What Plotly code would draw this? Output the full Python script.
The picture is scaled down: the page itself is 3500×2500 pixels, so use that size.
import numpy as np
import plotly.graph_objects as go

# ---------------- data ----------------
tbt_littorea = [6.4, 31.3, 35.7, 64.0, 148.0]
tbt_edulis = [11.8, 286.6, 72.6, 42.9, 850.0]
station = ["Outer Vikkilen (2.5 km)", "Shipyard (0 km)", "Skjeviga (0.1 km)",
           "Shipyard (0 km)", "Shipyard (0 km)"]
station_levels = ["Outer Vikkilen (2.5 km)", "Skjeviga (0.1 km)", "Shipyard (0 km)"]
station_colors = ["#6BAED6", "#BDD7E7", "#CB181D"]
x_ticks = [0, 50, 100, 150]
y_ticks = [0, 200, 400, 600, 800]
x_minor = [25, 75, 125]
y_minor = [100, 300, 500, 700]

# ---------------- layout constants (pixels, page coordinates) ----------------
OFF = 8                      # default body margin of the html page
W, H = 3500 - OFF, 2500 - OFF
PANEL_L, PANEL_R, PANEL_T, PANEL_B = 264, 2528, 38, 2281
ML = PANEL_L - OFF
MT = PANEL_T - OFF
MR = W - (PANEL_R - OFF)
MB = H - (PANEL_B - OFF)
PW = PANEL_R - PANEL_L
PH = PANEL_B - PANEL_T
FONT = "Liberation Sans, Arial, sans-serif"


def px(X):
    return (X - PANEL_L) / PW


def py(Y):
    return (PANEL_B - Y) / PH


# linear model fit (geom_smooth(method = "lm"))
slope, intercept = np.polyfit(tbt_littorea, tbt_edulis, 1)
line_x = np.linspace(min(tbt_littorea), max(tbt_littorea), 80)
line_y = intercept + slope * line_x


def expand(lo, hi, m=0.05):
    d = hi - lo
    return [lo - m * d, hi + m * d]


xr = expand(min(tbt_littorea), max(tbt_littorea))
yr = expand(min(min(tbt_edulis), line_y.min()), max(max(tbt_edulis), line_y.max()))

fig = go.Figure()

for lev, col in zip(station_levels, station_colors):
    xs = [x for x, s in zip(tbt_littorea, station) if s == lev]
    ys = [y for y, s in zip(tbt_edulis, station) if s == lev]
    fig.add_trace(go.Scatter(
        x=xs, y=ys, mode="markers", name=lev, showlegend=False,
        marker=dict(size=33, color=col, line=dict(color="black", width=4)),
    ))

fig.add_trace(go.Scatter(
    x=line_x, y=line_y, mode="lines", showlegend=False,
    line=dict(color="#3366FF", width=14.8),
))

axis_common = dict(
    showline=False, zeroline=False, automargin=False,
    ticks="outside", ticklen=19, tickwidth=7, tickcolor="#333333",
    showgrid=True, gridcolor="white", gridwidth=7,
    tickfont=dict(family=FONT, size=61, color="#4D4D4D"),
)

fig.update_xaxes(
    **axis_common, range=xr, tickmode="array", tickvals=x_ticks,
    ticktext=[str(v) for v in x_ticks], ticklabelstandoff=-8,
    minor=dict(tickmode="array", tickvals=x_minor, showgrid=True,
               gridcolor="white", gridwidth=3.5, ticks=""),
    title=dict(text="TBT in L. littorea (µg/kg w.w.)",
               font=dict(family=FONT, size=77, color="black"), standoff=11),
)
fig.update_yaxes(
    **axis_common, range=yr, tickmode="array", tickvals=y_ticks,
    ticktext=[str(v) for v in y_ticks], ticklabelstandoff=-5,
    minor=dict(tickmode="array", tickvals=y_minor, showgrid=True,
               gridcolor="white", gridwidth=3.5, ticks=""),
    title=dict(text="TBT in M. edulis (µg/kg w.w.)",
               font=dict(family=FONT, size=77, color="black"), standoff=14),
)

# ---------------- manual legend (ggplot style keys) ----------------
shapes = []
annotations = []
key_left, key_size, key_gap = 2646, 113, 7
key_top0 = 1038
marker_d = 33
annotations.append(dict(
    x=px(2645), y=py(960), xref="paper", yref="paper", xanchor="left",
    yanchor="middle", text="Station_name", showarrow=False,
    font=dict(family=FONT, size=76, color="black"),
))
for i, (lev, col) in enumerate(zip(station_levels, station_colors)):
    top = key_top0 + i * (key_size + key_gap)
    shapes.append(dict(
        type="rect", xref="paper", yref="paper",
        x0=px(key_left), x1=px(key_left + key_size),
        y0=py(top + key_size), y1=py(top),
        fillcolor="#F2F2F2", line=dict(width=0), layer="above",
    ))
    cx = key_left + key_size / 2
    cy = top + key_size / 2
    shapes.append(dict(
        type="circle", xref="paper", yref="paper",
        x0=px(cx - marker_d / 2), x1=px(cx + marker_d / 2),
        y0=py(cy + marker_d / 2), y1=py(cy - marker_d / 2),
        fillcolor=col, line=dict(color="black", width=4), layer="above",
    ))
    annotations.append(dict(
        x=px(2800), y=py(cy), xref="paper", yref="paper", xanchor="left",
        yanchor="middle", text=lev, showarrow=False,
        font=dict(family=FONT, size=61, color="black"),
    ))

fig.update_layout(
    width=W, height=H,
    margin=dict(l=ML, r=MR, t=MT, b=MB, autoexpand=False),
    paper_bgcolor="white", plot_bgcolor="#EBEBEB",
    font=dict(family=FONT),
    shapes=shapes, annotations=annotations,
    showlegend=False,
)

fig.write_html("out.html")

■ Task directions
Your task is to quote exactly the lines beginning with the one that contains "The picture is" and ending with the one that contains "import plotly.graph_objects as go", with nothing left out or added.

■ Problem solution
The picture is scaled down: the page itself is 3500×2500 pixels, so use that size.
import numpy as np
import plotly.graph_objects as go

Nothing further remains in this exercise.